TÍTULO DO SIMPÓSIO:
GÊNEROS E FORMAS DA CONTAMINAÇÃO LITERÁRIA: HIBRIDAÇÕES NA LITERATURA ITALIANA
Ana Flávia Gonzalez Ferreira (USP)
A literatura permeia vários outros campos científicos. Entre eles, podemos dar destaque ao Direito. No livro: “A Coluna Infame”, Manzoni dá destaque a um julgamento ocorrido em Milão no século XVII. Neste evento histórico é possível analisar como o Direito é usado para dar uma resposta rápida à sociedade, que buscava um culpado para a peste que assolava a cidade italiana naquele momento.
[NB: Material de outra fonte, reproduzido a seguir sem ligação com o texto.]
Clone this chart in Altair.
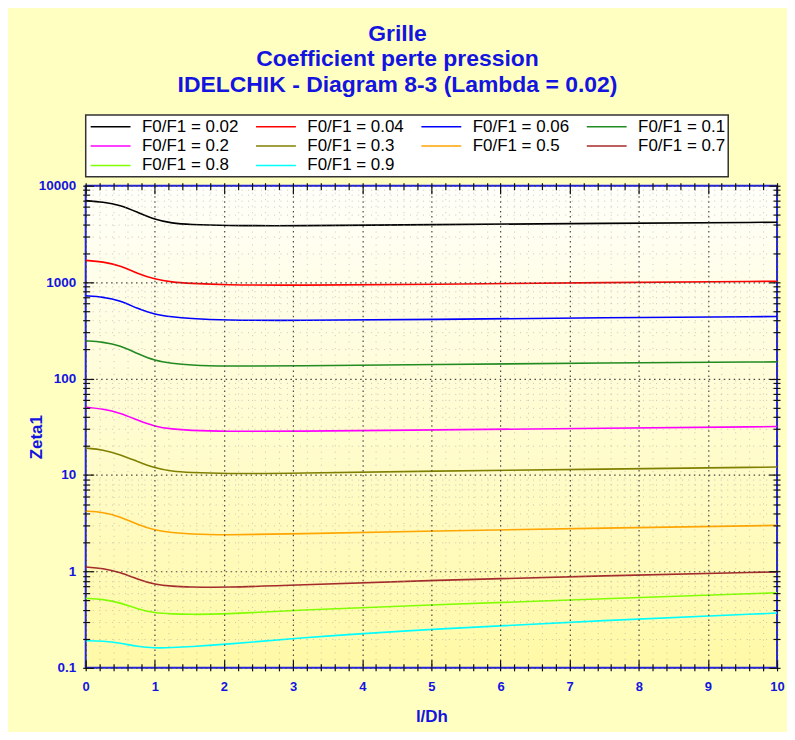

Tal análise é extremamente crítica, uma vez que aponta falhas no procedimento penal adotado, baseado sobretudo na tortura, bem como em seu resultado: a condenação de inocentes somente para apaziguar o ânimo da população que exigia uma resposta das autoridades para as mazelas por que passavam. Sobre a temática, podemos destacar o ensinamento de Foucault (2013), que relata que o suplício é a forma escolhida pelo Estado para controlar os corpos de seus súditos, mostrando que muitas vezes não temos domínio de nossa própria estrutura física. Essa punição corpórea, como dito, se dá por meio da tortura e, como destaca Manzoni, deveria ser apenas uma forma de pena. No entanto, com vistas a dar celeridade processual, a tortura, no período inquisitório, também é utilizada durante a instrução processual. A ausência da legalidade nos procedimentos penais do período decorre da desvirtuação do sujeito, que passa a ser visto não mais como cidadão e sim como inimigo da sociedade, justificando assim o seu sofrimento. O suplício desse “inimigo” tem por finalidade o expurgo da dor causada à comunidade pela violência da peste, fazendo com que os supliciados funcionem como verdadeiros “bodes expiatórios”. Esse é um ótimo exemplo de como a literatura pode abrigar eventos jurídicos reais e analisá-los por uma perspectiva crítica.
PALAVRAS-CHAVE: Direito; literatura; tortura; punição; peste.